Aim: In the records below, find each line containing the word "with" and copy it.

Records for this exercise:
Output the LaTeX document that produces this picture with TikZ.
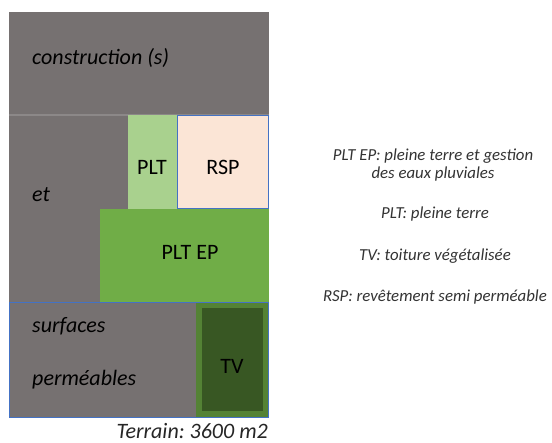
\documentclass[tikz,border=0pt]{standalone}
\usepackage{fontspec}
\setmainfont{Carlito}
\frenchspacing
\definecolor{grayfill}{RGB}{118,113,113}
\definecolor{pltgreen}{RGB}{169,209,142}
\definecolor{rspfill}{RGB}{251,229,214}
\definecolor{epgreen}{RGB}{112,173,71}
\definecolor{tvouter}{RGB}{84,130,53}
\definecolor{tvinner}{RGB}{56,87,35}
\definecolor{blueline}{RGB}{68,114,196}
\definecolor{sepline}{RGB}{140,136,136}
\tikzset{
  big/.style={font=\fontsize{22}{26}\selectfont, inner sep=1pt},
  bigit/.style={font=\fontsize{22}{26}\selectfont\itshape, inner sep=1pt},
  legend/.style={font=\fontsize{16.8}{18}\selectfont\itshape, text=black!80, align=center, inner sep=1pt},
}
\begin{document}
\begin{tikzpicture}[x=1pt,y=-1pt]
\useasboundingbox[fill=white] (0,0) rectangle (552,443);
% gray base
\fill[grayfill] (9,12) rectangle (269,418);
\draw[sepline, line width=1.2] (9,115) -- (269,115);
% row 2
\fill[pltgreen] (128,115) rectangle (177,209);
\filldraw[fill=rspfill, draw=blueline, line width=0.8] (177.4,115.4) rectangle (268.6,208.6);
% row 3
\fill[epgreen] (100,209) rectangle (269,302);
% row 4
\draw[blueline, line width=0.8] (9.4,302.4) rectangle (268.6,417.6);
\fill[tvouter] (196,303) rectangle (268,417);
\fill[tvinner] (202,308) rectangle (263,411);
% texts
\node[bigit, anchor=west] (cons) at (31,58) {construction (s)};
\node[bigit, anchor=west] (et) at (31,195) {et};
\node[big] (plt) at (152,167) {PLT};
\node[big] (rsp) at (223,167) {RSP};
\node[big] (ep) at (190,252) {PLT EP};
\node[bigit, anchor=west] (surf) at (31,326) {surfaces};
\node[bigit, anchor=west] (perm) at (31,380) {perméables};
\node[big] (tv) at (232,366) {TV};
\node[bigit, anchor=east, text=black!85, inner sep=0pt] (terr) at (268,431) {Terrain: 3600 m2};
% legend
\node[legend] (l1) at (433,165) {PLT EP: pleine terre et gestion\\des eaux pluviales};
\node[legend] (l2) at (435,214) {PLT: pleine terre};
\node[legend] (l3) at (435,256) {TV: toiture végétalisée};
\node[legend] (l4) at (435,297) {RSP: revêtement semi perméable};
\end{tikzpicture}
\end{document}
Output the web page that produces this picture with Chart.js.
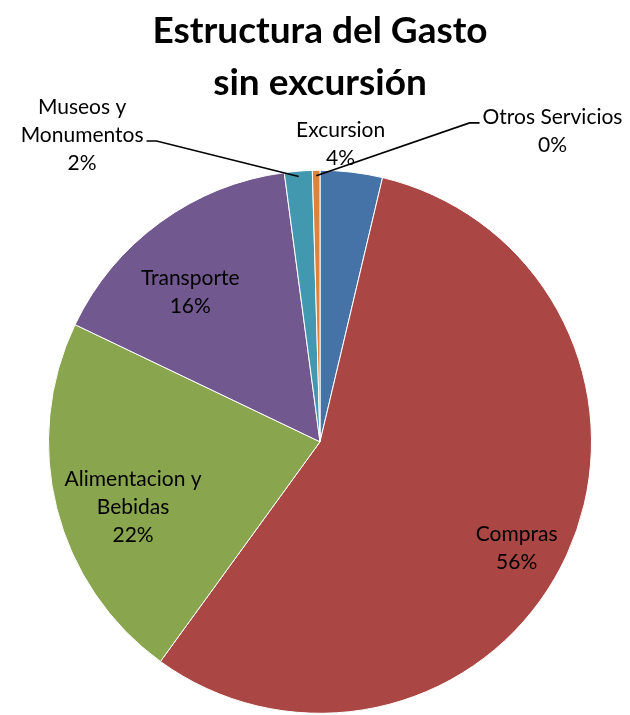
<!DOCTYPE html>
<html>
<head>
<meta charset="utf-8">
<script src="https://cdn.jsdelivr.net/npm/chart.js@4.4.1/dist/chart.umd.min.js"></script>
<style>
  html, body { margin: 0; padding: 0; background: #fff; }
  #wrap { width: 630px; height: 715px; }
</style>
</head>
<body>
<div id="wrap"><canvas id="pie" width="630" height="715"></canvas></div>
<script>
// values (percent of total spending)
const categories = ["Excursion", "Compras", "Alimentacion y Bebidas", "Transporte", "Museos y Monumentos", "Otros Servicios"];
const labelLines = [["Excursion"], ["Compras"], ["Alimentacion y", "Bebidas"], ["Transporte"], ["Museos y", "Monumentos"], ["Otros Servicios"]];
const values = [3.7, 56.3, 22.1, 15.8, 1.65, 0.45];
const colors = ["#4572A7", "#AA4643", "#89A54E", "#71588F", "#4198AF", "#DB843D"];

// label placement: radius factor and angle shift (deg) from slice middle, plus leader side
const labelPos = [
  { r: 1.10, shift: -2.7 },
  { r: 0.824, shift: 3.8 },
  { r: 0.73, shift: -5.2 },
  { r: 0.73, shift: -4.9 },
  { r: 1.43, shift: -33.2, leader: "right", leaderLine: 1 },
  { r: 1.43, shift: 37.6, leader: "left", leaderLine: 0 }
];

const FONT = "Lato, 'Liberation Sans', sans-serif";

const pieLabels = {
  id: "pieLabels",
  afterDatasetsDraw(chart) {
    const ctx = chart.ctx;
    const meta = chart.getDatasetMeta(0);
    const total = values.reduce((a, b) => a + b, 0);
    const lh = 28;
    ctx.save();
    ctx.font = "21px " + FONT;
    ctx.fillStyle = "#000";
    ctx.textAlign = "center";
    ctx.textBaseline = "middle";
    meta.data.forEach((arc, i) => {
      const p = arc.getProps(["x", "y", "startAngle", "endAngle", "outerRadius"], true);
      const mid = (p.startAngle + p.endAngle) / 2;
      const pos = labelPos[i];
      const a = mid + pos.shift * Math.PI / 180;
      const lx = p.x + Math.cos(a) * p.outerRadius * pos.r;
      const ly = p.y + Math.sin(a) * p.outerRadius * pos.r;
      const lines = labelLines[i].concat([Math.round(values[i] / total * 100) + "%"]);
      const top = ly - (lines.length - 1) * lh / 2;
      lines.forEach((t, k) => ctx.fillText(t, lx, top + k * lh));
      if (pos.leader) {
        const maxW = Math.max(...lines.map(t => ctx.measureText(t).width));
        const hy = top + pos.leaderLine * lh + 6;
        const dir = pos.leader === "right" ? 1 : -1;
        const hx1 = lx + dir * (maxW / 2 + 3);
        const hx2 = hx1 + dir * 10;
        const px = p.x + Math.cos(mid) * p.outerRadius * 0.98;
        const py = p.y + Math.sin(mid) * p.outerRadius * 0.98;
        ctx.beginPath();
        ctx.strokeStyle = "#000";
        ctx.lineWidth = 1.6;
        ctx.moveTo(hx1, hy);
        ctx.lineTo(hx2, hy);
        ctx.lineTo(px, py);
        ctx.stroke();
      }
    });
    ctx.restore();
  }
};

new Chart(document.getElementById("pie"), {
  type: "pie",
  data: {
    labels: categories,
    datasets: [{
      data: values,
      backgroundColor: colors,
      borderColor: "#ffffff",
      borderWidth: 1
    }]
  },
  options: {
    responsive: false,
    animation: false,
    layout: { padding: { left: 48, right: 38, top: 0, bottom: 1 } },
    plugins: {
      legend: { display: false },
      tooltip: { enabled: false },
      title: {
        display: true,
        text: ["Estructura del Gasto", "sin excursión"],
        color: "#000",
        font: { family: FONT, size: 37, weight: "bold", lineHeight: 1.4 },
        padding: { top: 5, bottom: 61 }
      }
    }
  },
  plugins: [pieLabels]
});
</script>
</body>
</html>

Answer below:
Output the LaTeX document that produces this picture with TikZ.
Output the web page that produces this picture with Chart.js.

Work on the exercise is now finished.